WEEK 12 of House Elevation Project: Once upon a time we had an ordinary house in the suburbs of New York City. Seasons passed, our children flourished, and all seemed well with the world. Then our house suffered through extraordinary amounts of rainfall, on several occasions. With nowhere else to go, the water rose up and up and up. We grew to appreciate our flood insurance more and more. Until one day when we decided enough was enough. Let’s fix it so that our house no longer floods. Elevating it above the base flood elevation for our location was the remedy.
Before the House Elevation
RISE ABOVE: As documented all over this website, we did just that. Our house is now elevated well above the litmus test – the FEMA flood map. But while the rest of the house is elevated with a brand new foundation underneath it, we still need to utilize the garage at ground level. As illustrated in the picture below, the garage in it’s current state is large enough to park a sailboat inside.
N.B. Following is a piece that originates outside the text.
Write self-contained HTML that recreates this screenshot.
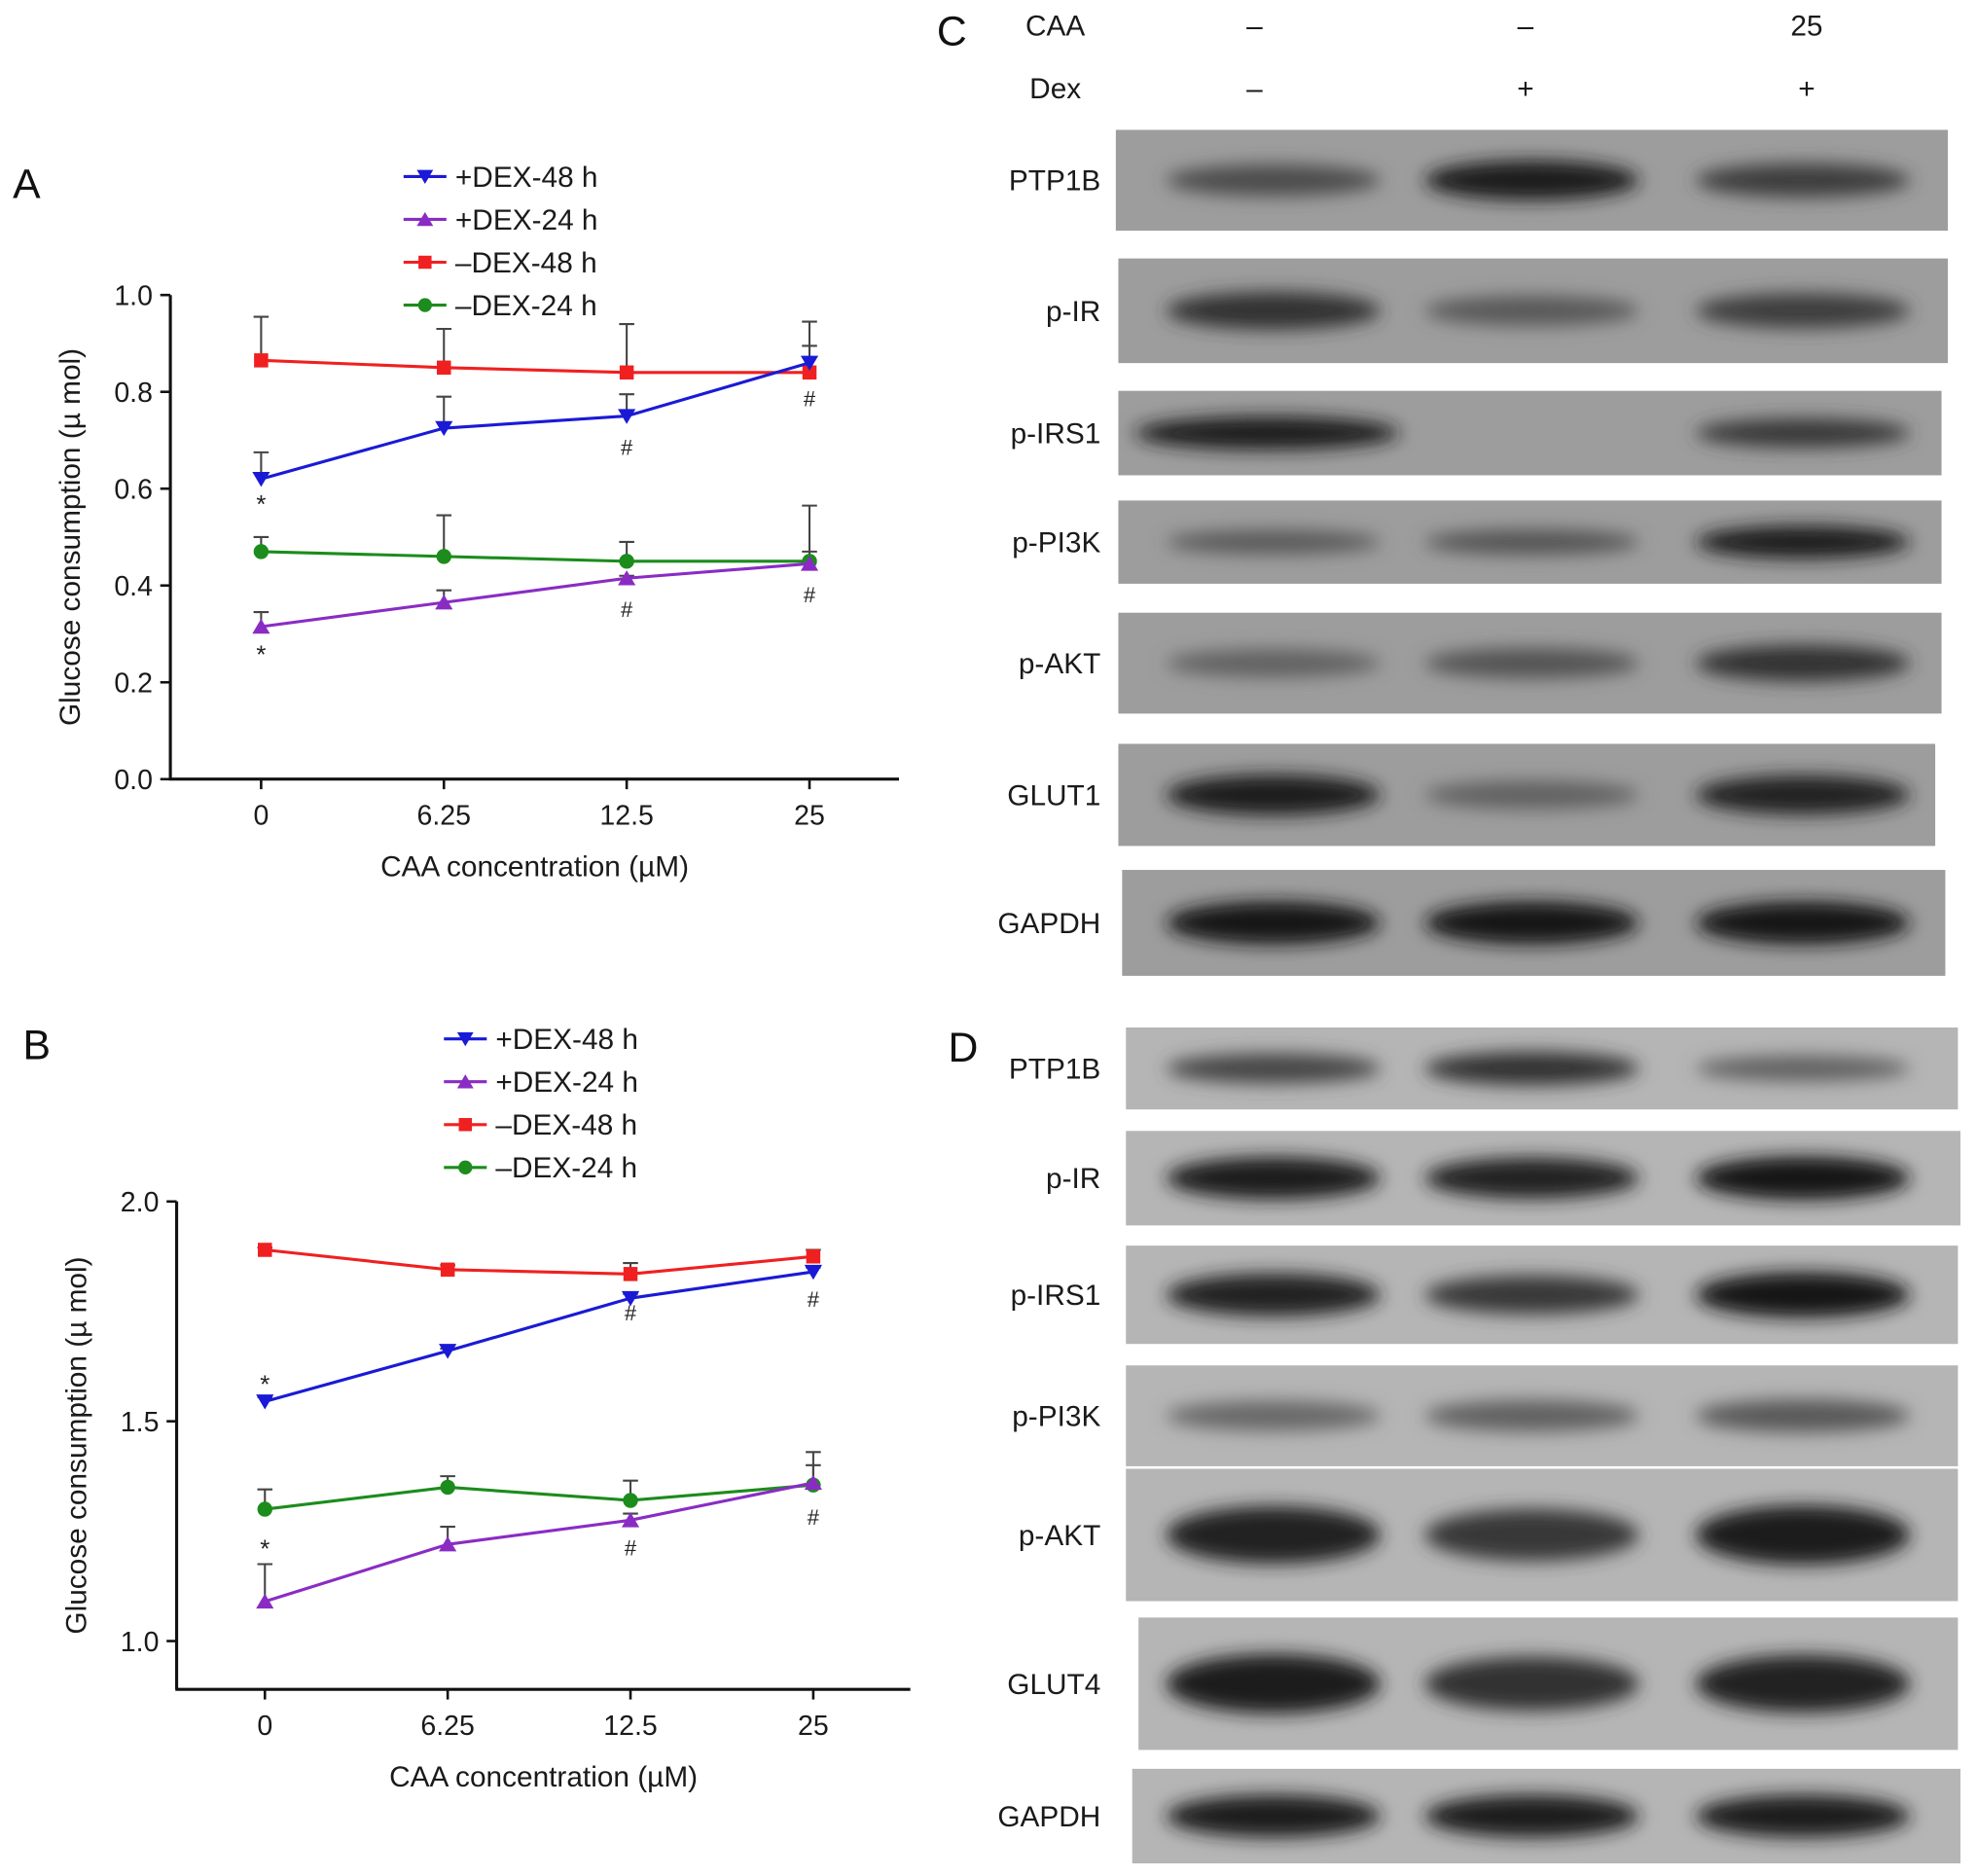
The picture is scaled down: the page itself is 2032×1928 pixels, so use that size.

Garage space after elevation of house
PICTURE ABOVE: Sandwiched between the garage and an upstairs bedroom sits an airy attic. In the picture above, the ceiling of the garage is the floor of an attic (as well as a mechanical room toward the back of the garage). This fortunate placement of the attic will allow for the building of an additional interior room. Work has already begun on this project:
Capturing a new room
After weeks of spending time on the foundation, meticulously placing each cinder block and enduring weeks of painstaking efforts to shore up the last few inches between the new foundation and the house – finally, we have some progress. Progress that we can see. Progress that feels like we are getting somewhere closer to being ready to move back home.
New front face of house
SIDE VIEW: Note the sides of the house above. You can see where the holes that were created to accommodate the steel beams have been closed. There are still many, many items on the “to-do” list prior to my family residing here again, but this week at least it feels like there has been a big step in that direction.